When the mid-afternoon session for PJ Harvey’s ‘Recording in Progress’ begins, the musician and her team of producers and instrumentalists sound like they’re approaching the end of an excellent song. Anyone stepping into the room - a gloomy, dimmed area with a view of this one-way glass cube that acts as a studio - would think they were witnessing a ‘finishing touches’ process. As the forty-five minutes run, what begins as a perfectly good track ends up a near-hopeless mush, a dissolved version of its original state. The chords are gone. The melody’s been sunk in one new idea after the other. And everyone has to start over again.

It’s testament to just how much of an excruciating process recording an album really is. Nobody attending ‘Recording in Progress’ could be expecting a seamless display of songwriting, but to see a track (‘Homo Sappy Blues’) go from potential lead single to a fraction of its former self, in just under an hour, goes to show just how many dead ends await the average artist.

This might have something to do with the people in the room. ‘Homo Sappy Blues’, as it starts, sounds like a highlight from ‘Let England Shake’, or even something as far back as ‘Stories From the City, Stories From the Sea’. Producers John Parish and Flood have been by Polly Harvey’s side for over twenty years. Every stone’s been turned, each new feat outdone by another. To record a ‘perfectly good’ song is the very definition of falling short, in their cases.

The debates roll on. Accompanying musicians Kendrick Rowe and Mick Harvey watch Flood, Parish and Harvey debate the advantage of one chord over another, the pitfalls of a ‘D minor’. Stony silences are broken up with bursts of laughter. In the end, the experience looks both excruciating and priceless. Every individual in the room has years of doing this kind of thing in their locker, so when they hit a brick wall and witness a great song melting into nothing, they laugh it off. If there’s a purpose to ‘Recording in Process’ - other than the novelty effect of making an album as part of an exhibition - surely it’s to show how pitfalls are clouded over by an end product that makes things entirely worth it. Also - any musician that says they can’t listen to an album after they’ve finished it? They’re not lying. Harvey must have sung the words “what God gave you” over two-hundred times during the session. If she’s not sick of that line by now, she’s superhuman.

Observations from PJ Harvey’s ‘Recording in Progress’

Things we saw:

- The words “PJ Harvey” printed on a wall above a piano, complete with drawings of ravens.

- Four saxophones.

- Scowling.

- One autoharp (Harvey tried applying this to a downbeat, already dense song and everyone in the room dismissed it).

- An assistant / engineer awkwardly but devotedly set up instruments on demand.

- Flood sitting in an armchair, commanding from the comfort of his seat and suggesting new chords.

- Harvey swigging coffee between takes.

- Harvey impersonating ‘jazz hands’ after fumbling around a vocal take. Together, they described the song as “cheesy”.

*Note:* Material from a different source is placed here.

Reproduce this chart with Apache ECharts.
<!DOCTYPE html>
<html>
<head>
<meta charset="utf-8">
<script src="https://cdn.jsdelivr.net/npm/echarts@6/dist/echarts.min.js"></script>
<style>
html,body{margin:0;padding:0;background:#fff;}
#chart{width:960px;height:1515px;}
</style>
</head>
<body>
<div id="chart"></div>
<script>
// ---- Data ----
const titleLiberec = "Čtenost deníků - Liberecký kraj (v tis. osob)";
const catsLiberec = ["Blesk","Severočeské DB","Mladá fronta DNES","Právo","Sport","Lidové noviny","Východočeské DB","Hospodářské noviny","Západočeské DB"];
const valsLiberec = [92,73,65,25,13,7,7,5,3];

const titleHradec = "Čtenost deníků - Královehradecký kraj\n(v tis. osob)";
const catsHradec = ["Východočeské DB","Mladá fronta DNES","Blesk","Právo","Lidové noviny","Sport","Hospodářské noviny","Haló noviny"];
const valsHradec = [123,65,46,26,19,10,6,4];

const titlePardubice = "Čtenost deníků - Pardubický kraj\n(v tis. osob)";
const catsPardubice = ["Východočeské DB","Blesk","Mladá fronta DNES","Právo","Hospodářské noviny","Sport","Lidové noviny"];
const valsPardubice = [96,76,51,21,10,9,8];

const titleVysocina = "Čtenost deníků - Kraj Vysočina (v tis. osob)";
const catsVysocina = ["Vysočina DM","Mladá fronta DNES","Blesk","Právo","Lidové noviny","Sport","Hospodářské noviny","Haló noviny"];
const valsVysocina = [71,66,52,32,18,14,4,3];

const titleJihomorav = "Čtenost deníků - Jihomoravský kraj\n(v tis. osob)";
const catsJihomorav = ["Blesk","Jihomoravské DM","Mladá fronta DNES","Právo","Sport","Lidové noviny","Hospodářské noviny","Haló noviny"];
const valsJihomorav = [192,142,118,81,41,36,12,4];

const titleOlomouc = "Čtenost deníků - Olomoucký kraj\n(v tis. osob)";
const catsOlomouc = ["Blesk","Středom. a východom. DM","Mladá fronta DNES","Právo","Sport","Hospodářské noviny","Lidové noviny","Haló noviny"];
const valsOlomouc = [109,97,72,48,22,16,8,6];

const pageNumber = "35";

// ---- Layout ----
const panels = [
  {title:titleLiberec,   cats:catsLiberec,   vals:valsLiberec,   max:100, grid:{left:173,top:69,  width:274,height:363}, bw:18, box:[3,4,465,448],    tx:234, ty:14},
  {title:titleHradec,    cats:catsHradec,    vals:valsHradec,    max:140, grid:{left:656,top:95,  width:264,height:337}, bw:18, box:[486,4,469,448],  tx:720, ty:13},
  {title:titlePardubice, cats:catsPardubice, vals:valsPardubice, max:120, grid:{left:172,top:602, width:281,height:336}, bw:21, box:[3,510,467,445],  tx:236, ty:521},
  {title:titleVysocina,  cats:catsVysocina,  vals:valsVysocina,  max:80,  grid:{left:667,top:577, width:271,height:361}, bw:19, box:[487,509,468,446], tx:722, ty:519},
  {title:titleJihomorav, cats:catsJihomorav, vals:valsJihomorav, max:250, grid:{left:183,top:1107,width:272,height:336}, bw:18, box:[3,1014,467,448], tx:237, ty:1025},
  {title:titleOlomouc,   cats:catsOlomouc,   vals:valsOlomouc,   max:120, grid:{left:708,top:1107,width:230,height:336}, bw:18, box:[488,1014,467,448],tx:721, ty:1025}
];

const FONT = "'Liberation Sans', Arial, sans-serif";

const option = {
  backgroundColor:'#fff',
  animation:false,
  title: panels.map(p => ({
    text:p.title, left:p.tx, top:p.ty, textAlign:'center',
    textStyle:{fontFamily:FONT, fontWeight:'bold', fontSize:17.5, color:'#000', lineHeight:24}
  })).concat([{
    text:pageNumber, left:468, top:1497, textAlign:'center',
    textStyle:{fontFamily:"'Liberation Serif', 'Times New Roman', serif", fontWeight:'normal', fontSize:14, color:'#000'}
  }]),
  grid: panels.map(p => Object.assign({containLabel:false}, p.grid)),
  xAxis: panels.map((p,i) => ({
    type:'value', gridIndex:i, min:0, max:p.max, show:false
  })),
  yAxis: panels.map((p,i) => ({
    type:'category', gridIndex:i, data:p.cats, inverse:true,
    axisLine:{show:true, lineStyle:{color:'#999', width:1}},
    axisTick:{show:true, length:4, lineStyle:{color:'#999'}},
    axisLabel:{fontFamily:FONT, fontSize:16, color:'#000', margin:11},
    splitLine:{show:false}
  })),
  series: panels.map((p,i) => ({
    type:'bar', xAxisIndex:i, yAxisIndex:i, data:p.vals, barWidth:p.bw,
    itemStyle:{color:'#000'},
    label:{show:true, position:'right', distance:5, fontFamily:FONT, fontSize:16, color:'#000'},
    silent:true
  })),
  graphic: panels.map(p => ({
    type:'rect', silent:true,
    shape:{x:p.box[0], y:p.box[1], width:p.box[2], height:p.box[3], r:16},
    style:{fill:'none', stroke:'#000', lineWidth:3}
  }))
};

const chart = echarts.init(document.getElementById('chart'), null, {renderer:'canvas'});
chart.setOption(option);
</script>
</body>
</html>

- Parish debating to himself: “Does the world need another country blues song? I think it does.” Harvey then replies: “I think you need to stop talking.”

- A progress board with draft song titles including ‘Ministry of Defence’, ‘Dollar Dollar’ and ‘A Dog Called Money’.

Things we didn’t see:

- Someone approaching the one-way glass and sniffing, like they sense the attendees’ presence.

- Somebody storming out in a fit of rage.

- PJ Harvey reaching into a bag and picking out her Mercury Prize, before holding it up high and asking: “What would you do?”

- Harvey suggesting: “We should put a donk on it.”

- Harvey stopping to ask: “But what is music, really?”

- Rita Ora attempting to get in the studio, nobody answering the door.

- Somebody calling for a pizza delivery.

'Recording in Progress' continues until 14th February 2015.